SUPPLIED INFORMATION -

^^^^^^^^^^^^^^^^

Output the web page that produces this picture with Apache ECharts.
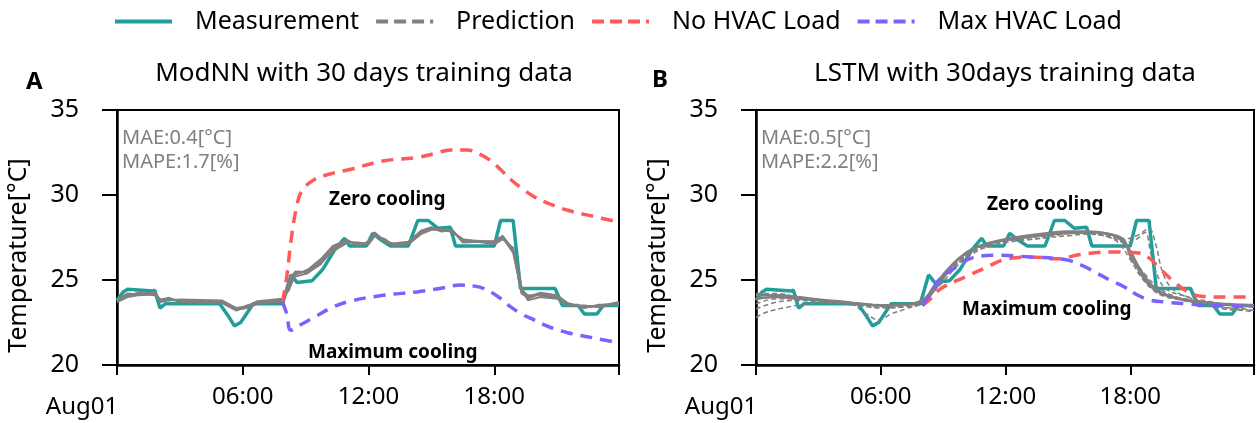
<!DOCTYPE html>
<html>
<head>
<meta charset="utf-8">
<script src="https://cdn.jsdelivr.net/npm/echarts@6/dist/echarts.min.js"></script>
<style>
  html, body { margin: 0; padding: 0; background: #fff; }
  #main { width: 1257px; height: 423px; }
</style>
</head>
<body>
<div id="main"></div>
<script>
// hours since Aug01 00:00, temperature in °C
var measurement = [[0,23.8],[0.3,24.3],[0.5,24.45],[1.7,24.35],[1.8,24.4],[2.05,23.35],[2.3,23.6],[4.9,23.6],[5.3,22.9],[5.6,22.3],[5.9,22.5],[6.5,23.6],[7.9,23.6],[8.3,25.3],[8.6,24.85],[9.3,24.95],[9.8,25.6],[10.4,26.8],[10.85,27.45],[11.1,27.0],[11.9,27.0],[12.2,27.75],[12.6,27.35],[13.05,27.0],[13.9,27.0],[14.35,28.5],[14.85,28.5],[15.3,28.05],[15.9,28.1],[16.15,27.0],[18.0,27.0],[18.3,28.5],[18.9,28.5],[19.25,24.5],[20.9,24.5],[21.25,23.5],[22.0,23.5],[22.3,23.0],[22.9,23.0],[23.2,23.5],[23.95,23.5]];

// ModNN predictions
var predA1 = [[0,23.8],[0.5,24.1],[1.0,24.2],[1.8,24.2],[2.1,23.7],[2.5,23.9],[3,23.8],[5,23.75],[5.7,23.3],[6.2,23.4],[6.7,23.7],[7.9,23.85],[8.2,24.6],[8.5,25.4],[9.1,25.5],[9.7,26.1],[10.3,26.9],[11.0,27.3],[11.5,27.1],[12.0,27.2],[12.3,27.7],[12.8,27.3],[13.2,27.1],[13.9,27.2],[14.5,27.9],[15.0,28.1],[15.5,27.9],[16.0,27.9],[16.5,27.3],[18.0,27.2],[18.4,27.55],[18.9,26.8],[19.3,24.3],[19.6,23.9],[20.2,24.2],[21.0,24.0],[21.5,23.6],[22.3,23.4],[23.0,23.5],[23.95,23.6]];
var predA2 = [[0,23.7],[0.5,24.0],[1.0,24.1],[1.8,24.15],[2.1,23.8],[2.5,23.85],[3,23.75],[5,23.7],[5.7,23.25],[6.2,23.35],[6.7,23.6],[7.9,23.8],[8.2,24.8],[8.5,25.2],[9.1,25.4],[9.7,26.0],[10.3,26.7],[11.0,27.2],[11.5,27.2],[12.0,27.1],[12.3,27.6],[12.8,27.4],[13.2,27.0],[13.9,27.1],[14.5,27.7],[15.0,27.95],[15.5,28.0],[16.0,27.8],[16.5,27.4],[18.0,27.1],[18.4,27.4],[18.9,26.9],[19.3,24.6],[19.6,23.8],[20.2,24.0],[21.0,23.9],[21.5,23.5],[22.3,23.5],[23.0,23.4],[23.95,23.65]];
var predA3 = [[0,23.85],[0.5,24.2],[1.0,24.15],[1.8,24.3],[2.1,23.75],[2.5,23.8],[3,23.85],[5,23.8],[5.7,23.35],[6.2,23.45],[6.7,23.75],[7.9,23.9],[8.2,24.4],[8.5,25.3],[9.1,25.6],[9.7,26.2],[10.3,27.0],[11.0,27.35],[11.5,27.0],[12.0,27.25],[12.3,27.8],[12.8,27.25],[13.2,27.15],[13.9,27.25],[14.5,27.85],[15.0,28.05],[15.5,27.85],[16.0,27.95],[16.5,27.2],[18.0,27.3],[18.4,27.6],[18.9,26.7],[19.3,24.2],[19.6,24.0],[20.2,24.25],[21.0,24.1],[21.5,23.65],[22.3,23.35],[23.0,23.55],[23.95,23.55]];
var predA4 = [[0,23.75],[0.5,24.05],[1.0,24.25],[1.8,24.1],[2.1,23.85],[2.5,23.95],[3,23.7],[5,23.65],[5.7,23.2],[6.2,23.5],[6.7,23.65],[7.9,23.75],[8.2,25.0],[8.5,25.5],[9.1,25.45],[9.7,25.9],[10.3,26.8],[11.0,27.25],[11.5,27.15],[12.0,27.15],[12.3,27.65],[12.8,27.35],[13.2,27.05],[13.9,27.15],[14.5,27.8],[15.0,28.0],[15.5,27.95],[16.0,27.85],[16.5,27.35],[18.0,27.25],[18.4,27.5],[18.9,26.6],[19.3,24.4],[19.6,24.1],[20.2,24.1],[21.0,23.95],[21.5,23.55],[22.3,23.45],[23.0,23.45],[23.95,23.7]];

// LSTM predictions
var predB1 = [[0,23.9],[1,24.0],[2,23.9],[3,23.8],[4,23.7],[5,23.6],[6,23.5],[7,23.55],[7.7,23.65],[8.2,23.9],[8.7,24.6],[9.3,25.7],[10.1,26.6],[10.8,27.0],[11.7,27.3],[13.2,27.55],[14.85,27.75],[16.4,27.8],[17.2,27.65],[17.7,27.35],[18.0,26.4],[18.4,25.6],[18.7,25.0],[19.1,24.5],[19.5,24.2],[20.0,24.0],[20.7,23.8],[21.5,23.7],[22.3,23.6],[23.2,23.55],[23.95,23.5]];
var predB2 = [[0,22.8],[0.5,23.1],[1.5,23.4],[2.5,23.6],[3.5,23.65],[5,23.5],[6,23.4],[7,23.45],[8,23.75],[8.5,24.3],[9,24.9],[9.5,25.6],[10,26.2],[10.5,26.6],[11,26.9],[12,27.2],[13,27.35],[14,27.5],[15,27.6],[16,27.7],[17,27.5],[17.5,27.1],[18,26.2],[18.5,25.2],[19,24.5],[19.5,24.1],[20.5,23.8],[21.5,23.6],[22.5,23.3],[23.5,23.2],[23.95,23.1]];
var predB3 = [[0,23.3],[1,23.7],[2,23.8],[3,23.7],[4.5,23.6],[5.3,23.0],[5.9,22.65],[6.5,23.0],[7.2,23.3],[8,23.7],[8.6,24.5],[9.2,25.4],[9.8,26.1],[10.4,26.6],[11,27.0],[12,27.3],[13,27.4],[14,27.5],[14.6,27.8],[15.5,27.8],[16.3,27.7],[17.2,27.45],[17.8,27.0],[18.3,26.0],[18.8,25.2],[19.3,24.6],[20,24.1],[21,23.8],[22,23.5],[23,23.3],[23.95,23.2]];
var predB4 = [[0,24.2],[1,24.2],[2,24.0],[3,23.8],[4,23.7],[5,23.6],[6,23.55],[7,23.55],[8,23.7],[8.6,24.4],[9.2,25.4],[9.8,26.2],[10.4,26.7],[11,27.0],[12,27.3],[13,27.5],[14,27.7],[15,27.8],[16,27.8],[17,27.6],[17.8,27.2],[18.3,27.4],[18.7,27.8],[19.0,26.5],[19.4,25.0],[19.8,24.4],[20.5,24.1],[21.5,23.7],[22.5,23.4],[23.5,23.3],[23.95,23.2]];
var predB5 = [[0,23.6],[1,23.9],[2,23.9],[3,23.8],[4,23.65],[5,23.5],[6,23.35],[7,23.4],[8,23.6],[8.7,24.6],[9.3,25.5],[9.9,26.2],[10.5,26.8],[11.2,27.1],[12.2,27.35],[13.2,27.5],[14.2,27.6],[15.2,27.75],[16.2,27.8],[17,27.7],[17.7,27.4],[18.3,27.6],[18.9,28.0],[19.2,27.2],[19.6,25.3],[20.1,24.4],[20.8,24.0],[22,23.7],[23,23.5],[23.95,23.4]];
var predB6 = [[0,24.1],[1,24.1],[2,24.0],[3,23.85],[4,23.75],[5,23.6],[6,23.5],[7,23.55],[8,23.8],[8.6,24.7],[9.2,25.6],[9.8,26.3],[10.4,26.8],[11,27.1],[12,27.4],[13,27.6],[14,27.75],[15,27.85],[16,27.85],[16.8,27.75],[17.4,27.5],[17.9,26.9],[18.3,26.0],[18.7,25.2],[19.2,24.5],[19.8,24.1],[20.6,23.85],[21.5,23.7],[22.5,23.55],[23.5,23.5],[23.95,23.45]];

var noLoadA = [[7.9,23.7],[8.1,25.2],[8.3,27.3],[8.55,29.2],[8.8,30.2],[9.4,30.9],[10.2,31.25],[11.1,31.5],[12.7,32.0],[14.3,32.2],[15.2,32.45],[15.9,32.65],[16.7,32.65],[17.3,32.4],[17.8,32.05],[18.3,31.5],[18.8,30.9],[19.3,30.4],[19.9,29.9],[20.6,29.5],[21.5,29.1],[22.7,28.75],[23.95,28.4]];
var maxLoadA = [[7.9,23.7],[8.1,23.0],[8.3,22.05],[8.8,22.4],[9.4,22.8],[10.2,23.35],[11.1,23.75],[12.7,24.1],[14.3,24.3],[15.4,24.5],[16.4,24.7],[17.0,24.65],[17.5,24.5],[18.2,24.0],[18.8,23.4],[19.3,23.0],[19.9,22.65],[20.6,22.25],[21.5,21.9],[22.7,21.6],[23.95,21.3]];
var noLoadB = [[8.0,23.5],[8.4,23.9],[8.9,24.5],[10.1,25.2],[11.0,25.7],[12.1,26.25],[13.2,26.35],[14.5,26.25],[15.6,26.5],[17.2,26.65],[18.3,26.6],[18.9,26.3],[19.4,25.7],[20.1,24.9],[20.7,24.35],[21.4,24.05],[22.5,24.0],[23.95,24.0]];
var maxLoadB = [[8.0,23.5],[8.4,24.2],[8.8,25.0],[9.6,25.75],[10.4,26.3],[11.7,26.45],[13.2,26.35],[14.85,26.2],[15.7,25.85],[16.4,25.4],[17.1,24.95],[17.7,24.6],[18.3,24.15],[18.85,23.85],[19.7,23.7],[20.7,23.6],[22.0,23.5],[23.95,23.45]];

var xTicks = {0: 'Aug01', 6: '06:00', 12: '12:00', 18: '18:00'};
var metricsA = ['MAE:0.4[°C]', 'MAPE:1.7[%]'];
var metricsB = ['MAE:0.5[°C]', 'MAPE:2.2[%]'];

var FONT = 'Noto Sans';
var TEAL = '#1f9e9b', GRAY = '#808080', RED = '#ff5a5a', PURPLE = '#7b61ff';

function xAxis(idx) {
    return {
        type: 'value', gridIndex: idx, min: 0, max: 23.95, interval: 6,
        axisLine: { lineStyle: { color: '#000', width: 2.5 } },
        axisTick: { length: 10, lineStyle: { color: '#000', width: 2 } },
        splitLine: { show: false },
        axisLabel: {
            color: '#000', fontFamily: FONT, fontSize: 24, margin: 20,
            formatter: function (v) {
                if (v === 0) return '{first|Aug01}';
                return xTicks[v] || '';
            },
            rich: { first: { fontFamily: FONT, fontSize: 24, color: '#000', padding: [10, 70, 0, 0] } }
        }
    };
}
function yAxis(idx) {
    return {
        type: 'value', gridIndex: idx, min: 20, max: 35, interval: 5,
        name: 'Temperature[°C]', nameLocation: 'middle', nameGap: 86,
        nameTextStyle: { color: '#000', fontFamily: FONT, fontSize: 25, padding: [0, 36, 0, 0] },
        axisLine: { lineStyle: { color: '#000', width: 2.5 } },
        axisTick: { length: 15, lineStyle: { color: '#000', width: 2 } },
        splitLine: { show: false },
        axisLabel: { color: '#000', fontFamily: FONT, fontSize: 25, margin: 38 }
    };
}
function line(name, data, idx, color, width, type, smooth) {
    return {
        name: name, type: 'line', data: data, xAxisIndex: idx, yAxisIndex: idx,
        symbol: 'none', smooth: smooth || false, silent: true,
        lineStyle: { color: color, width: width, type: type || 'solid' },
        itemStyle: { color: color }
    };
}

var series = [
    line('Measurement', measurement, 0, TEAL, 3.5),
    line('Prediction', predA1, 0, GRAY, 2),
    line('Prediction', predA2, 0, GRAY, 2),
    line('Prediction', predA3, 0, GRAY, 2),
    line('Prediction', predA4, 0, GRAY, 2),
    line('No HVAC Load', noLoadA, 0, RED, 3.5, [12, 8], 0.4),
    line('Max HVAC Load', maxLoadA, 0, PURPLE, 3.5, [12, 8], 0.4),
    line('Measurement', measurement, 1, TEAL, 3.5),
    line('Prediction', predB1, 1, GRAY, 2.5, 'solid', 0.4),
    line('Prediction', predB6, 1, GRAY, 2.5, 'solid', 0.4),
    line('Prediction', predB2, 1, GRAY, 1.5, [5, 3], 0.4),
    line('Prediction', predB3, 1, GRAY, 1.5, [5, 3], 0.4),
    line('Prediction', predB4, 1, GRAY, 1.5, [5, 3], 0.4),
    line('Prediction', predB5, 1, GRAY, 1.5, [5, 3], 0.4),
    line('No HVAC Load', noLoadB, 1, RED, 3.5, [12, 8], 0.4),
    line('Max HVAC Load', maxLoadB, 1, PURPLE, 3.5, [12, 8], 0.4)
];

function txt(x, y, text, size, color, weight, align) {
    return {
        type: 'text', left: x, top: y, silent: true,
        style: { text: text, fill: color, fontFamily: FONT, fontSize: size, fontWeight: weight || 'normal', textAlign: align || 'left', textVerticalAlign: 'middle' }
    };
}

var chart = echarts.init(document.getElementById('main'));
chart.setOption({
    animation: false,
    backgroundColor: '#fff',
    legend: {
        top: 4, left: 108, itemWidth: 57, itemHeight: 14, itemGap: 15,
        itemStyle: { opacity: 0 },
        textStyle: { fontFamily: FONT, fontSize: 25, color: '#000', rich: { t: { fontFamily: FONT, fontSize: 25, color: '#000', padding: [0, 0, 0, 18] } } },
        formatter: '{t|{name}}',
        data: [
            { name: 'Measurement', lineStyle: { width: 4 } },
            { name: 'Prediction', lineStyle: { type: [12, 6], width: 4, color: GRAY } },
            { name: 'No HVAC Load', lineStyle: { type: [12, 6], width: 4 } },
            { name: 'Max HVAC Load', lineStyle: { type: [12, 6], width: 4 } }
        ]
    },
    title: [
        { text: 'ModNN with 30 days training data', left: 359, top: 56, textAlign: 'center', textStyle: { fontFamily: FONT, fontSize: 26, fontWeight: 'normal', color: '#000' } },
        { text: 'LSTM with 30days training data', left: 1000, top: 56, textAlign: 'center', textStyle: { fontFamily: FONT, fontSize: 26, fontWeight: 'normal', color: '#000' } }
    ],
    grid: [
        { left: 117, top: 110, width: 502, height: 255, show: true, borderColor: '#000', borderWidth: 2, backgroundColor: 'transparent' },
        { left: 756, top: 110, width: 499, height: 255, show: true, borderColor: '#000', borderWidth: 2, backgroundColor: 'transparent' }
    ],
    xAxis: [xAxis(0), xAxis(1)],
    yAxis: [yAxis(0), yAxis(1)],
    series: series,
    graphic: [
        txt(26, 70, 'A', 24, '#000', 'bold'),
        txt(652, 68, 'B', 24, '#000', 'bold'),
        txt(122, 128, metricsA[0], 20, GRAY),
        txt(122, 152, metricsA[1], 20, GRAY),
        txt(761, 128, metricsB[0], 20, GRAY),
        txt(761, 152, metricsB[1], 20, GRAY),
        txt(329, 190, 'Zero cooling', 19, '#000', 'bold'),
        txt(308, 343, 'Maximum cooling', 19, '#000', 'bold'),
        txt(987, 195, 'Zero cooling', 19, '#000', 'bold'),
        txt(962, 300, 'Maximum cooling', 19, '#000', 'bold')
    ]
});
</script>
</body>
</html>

^^^^^^^^^^^^^^^^

REQUIRED TASK -
Pick out every line above that holds the word "with" and copy it.

SOLVED PROBLEM -
Output the web page that produces this picture with Apache ECharts.
        { text: 'ModNN with 30 days training data', left: 359, top: 56, textAlign: 'center', textStyle: { fontFamily: FONT, fontSize: 26, fontWeight: 'normal', color: '#000' } },
        { text: 'LSTM with 30days training data', left: 1000, top: 56, textAlign: 'center', textStyle: { fontFamily: FONT, fontSize: 26, fontWeight: 'normal', color: '#000' } }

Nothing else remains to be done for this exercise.